_GOAL_: Produce a word-for-word copy of the listing below without its pictures.

_GIVEN INFORMATION_:
——————
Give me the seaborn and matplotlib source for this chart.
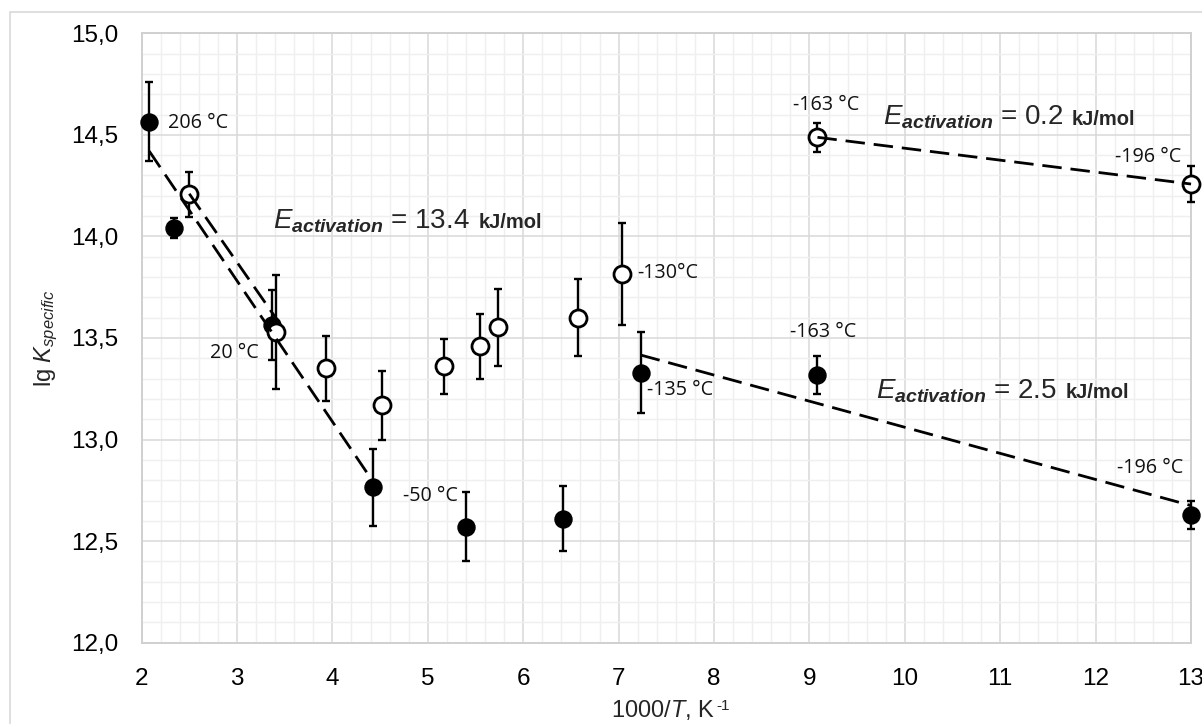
import numpy as np
import pandas as pd
import matplotlib
matplotlib.use("Agg")
import matplotlib.pyplot as plt
from matplotlib.ticker import MultipleLocator, FuncFormatter
from matplotlib.patches import Rectangle
import seaborn as sns

# ---------------- data ----------------
x_filled = [2.08, 2.34, 3.365, 4.43, 5.40, 6.42, 7.233, 9.084, 13.0]
y_filled = [14.565, 14.04, 13.564, 12.765, 12.57, 12.61, 13.329, 13.318, 12.63]
err_filled = [0.195, 0.05, 0.17, 0.19, 0.17, 0.16, 0.20, 0.095, 0.07]

x_open = [2.498, 3.407, 3.93, 4.518, 5.174, 5.548, 5.74, 6.572, 7.033, 9.084, 13.0]
y_open = [14.207, 13.531, 13.35, 13.17, 13.36, 13.46, 13.552, 13.60, 13.815, 14.488, 14.258]
err_open = [0.11, 0.28, 0.16, 0.17, 0.135, 0.16, 0.19, 0.19, 0.25, 0.072, 0.09]

fit1_x = [2.08, 4.43]
fit1_y = [14.42, 12.79]
fit2_x = [2.5, 3.42]
fit2_y = [14.21, 13.59]
fit3_x = [7.233, 13.0]
fit3_y = [13.416, 12.675]
fit4_x = [9.084, 13.0]
fit4_y = [14.488, 14.258]

temp_labels = ["206 °C", "20 °C", "-50 °C", "-130°C", "-135 °C", "-163 °C", "-196 °C", "-163 °C", "-196 °C"]
temp_x = [2.28, 2.72, 4.74, 7.19, 7.295, 9.17, 12.55, 9.14, 12.57]
temp_y = [14.558, 13.427, 12.72, 13.82, 13.244, 14.647, 14.39, 13.53, 12.86]
temp_ha = ["left", "left", "left", "left", "left", "center", "center", "center", "center"]

ea_values = ["13.4", "0.2", "2.5"]
ea_x = [3.38, 9.77, 9.70]
ea_y = [14.04, 14.55, 13.204]

x_ticks = list(range(2, 14))
y_ticks = [12.0, 12.5, 13.0, 13.5, 14.0, 14.5, 15.0]

# ---------------- style ----------------
sns.set_style("white")
plt.rcParams["font.family"] = ["Liberation Sans", "DejaVu Sans"]
plt.rcParams["mathtext.fontset"] = "custom"
plt.rcParams["mathtext.rm"] = "Liberation Sans"
plt.rcParams["mathtext.it"] = "Liberation Sans:italic"
plt.rcParams["mathtext.bf"] = "Liberation Sans:bold"
plt.rcParams["mathtext.bfit"] = "Liberation Sans:bold:italic"

fig = plt.figure(figsize=(12.02, 7.24), dpi=100)
ax = fig.add_axes([0.1178, 0.1123, 0.8731, 0.8417])

# outer chart-area frame (Excel style)
fig.patches.append(Rectangle((10 / 1202, -0.1), 1.2, 1 - 11.7 / 724 + 0.1,
                             transform=fig.transFigure, fill=False,
                             edgecolor="#d9d9d9", lw=1.2, zorder=0))

ax.set_xlim(2, 13)
ax.set_ylim(12.0, 15.0)
ax.set_xticks(x_ticks)
ax.set_yticks(y_ticks)
ax.xaxis.set_minor_locator(MultipleLocator(0.2))
ax.yaxis.set_minor_locator(MultipleLocator(0.1))
ax.yaxis.set_major_formatter(FuncFormatter(lambda v, p: f"{v:.1f}".replace(".", ",")))
ax.grid(which="major", color="#d9d9d9", lw=1.1, zorder=0)
ax.grid(which="minor", color="#efefef", lw=1.0, zorder=0)
ax.set_axisbelow(True)
for s in ax.spines.values():
    s.set_visible(True)
    s.set_color("#d0d0d0")
    s.set_linewidth(1.4)
ax.tick_params(which="both", length=0, labelsize=17.5, colors="black")
ax.tick_params(axis="x", pad=18)
ax.tick_params(axis="y", pad=17)

# error bars
ax.errorbar(x_filled, y_filled, yerr=err_filled, fmt="none", ecolor="black",
            elinewidth=1.7, capsize=3.2, capthick=1.7, zorder=3, clip_on=False)
ax.errorbar(x_open, y_open, yerr=err_open, fmt="none", ecolor="black",
            elinewidth=1.7, capsize=3.2, capthick=1.7, zorder=3, clip_on=False)

# markers
df_f = pd.DataFrame({"x": x_filled, "y": y_filled})
df_o = pd.DataFrame({"x": x_open, "y": y_open})
sns.scatterplot(data=df_f, x="x", y="y", ax=ax, s=150, color="black",
                edgecolor="black", linewidth=1, zorder=4, clip_on=False, legend=False)
sns.scatterplot(data=df_o, x="x", y="y", ax=ax, s=150, color="white",
                edgecolor="black", linewidth=2.0, zorder=4, clip_on=False, legend=False)

# dashed trend lines
for fx, fy in [(fit1_x, fit1_y), (fit2_x, fit2_y), (fit3_x, fit3_y), (fit4_x, fit4_y)]:
    sns.lineplot(x=fx, y=fy, ax=ax, color="black", lw=2.0, zorder=5,
                 estimator=None, sort=False)
for ln in ax.get_lines():
    if len(ln.get_xdata()) == 2 and ln.get_linestyle() == "-":
        ln.set_dashes((7.0, 3.2))
        ln.set_clip_on(False)

ax.set_xlabel("")
ax.set_ylabel("lg $K_{specific}$", fontsize=17, labelpad=8)

# x label with a hyphen superscript
xl = ax.text(0.497, -0.11, "1000/$T$, K", transform=ax.transAxes, fontsize=17,
             ha="center", va="center")
ax.annotate("-1", xy=(1, 1), xycoords=xl, xytext=(0.5, -1.0),
            textcoords="offset points", fontsize=11, ha="left", va="top")

# temperature labels
for lab, tx, ty, ha in zip(temp_labels, temp_x, temp_y, temp_ha):
    ax.text(tx, ty, lab, fontsize=14.2, family=["Open Sans", "DejaVu Sans"],
            ha=ha, va="center", color="#111111", zorder=6)

# activation energy labels
for val, ex, ey in zip(ea_values, ea_x, ea_y):
    t1 = ax.text(ex, ey, r"$E_{\mathbfit{activation}}$" + f" = {val}",
                 fontsize=20, ha="left", va="baseline", zorder=6)
    ax.annotate("kJ/mol", xy=(1, ey), xycoords=(t1, "data"), xytext=(6, 0),
                textcoords="offset points", fontsize=14.5,
                fontweight="bold", ha="left", va="baseline", zorder=6)

fig.savefig("out.png", dpi=100)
——————
_RESULT FOR THIS EXERCISE_:
Give me the seaborn and matplotlib source for this chart.
import numpy as np
import pandas as pd
import matplotlib
matplotlib.use("Agg")
import matplotlib.pyplot as plt
from matplotlib.ticker import MultipleLocator, FuncFormatter
from matplotlib.patches import Rectangle
import seaborn as sns

# ---------------- data ----------------
x_filled = [2.08, 2.34, 3.365, 4.43, 5.40, 6.42, 7.233, 9.084, 13.0]
y_filled = [14.565, 14.04, 13.564, 12.765, 12.57, 12.61, 13.329, 13.318, 12.63]
err_filled = [0.195, 0.05, 0.17, 0.19, 0.17, 0.16, 0.20, 0.095, 0.07]

x_open = [2.498, 3.407, 3.93, 4.518, 5.174, 5.548, 5.74, 6.572, 7.033, 9.084, 13.0]
y_open = [14.207, 13.531, 13.35, 13.17, 13.36, 13.46, 13.552, 13.60, 13.815, 14.488, 14.258]
err_open = [0.11, 0.28, 0.16, 0.17, 0.135, 0.16, 0.19, 0.19, 0.25, 0.072, 0.09]

fit1_x = [2.08, 4.43]
fit1_y = [14.42, 12.79]
fit2_x = [2.5, 3.42]
fit2_y = [14.21, 13.59]
fit3_x = [7.233, 13.0]
fit3_y = [13.416, 12.675]
fit4_x = [9.084, 13.0]
fit4_y = [14.488, 14.258]

temp_labels = ["206 °C", "20 °C", "-50 °C", "-130°C", "-135 °C", "-163 °C", "-196 °C", "-163 °C", "-196 °C"]
temp_x = [2.28, 2.72, 4.74, 7.19, 7.295, 9.17, 12.55, 9.14, 12.57]
temp_y = [14.558, 13.427, 12.72, 13.82, 13.244, 14.647, 14.39, 13.53, 12.86]
temp_ha = ["left", "left", "left", "left", "left", "center", "center", "center", "center"]

ea_values = ["13.4", "0.2", "2.5"]
ea_x = [3.38, 9.77, 9.70]
ea_y = [14.04, 14.55, 13.204]

x_ticks = list(range(2, 14))
y_ticks = [12.0, 12.5, 13.0, 13.5, 14.0, 14.5, 15.0]

# ---------------- style ----------------
sns.set_style("white")
plt.rcParams["font.family"] = ["Liberation Sans", "DejaVu Sans"]
plt.rcParams["mathtext.fontset"] = "custom"
plt.rcParams["mathtext.rm"] = "Liberation Sans"
plt.rcParams["mathtext.it"] = "Liberation Sans:italic"
plt.rcParams["mathtext.bf"] = "Liberation Sans:bold"
plt.rcParams["mathtext.bfit"] = "Liberation Sans:bold:italic"

fig = plt.figure(figsize=(12.02, 7.24), dpi=100)
ax = fig.add_axes([0.1178, 0.1123, 0.8731, 0.8417])

# outer chart-area frame (Excel style)
fig.patches.append(Rectangle((10 / 1202, -0.1), 1.2, 1 - 11.7 / 724 + 0.1,
                             transform=fig.transFigure, fill=False,
                             edgecolor="#d9d9d9", lw=1.2, zorder=0))

ax.set_xlim(2, 13)
ax.set_ylim(12.0, 15.0)
ax.set_xticks(x_ticks)
ax.set_yticks(y_ticks)
ax.xaxis.set_minor_locator(MultipleLocator(0.2))
ax.yaxis.set_minor_locator(MultipleLocator(0.1))
ax.yaxis.set_major_formatter(FuncFormatter(lambda v, p: f"{v:.1f}".replace(".", ",")))
ax.grid(which="major", color="#d9d9d9", lw=1.1, zorder=0)
ax.grid(which="minor", color="#efefef", lw=1.0, zorder=0)
ax.set_axisbelow(True)
for s in ax.spines.values():
    s.set_visible(True)
    s.set_color("#d0d0d0")
    s.set_linewidth(1.4)
ax.tick_params(which="both", length=0, labelsize=17.5, colors="black")
ax.tick_params(axis="x", pad=18)
ax.tick_params(axis="y", pad=17)

# error bars
ax.errorbar(x_filled, y_filled, yerr=err_filled, fmt="none", ecolor="black",
            elinewidth=1.7, capsize=3.2, capthick=1.7, zorder=3, clip_on=False)
ax.errorbar(x_open, y_open, yerr=err_open, fmt="none", ecolor="black",
            elinewidth=1.7, capsize=3.2, capthick=1.7, zorder=3, clip_on=False)

# markers
df_f = pd.DataFrame({"x": x_filled, "y": y_filled})
df_o = pd.DataFrame({"x": x_open, "y": y_open})
sns.scatterplot(data=df_f, x="x", y="y", ax=ax, s=150, color="black",
                edgecolor="black", linewidth=1, zorder=4, clip_on=False, legend=False)
sns.scatterplot(data=df_o, x="x", y="y", ax=ax, s=150, color="white",
                edgecolor="black", linewidth=2.0, zorder=4, clip_on=False, legend=False)

# dashed trend lines
for fx, fy in [(fit1_x, fit1_y), (fit2_x, fit2_y), (fit3_x, fit3_y), (fit4_x, fit4_y)]:
    sns.lineplot(x=fx, y=fy, ax=ax, color="black", lw=2.0, zorder=5,
                 estimator=None, sort=False)
for ln in ax.get_lines():
    if len(ln.get_xdata()) == 2 and ln.get_linestyle() == "-":
        ln.set_dashes((7.0, 3.2))
        ln.set_clip_on(False)

ax.set_xlabel("")
ax.set_ylabel("lg $K_{specific}$", fontsize=17, labelpad=8)

# x label with a hyphen superscript
xl = ax.text(0.497, -0.11, "1000/$T$, K", transform=ax.transAxes, fontsize=17,
             ha="center", va="center")
ax.annotate("-1", xy=(1, 1), xycoords=xl, xytext=(0.5, -1.0),
            textcoords="offset points", fontsize=11, ha="left", va="top")

# temperature labels
for lab, tx, ty, ha in zip(temp_labels, temp_x, temp_y, temp_ha):
    ax.text(tx, ty, lab, fontsize=14.2, family=["Open Sans", "DejaVu Sans"],
            ha=ha, va="center", color="#111111", zorder=6)

# activation energy labels
for val, ex, ey in zip(ea_values, ea_x, ea_y):
    t1 = ax.text(ex, ey, r"$E_{\mathbfit{activation}}$" + f" = {val}",
                 fontsize=20, ha="left", va="baseline", zorder=6)
    ax.annotate("kJ/mol", xy=(1, ey), xycoords=(t1, "data"), xytext=(6, 0),
                textcoords="offset points", fontsize=14.5,
                fontweight="bold", ha="left", va="baseline", zorder=6)

fig.savefig("out.png", dpi=100)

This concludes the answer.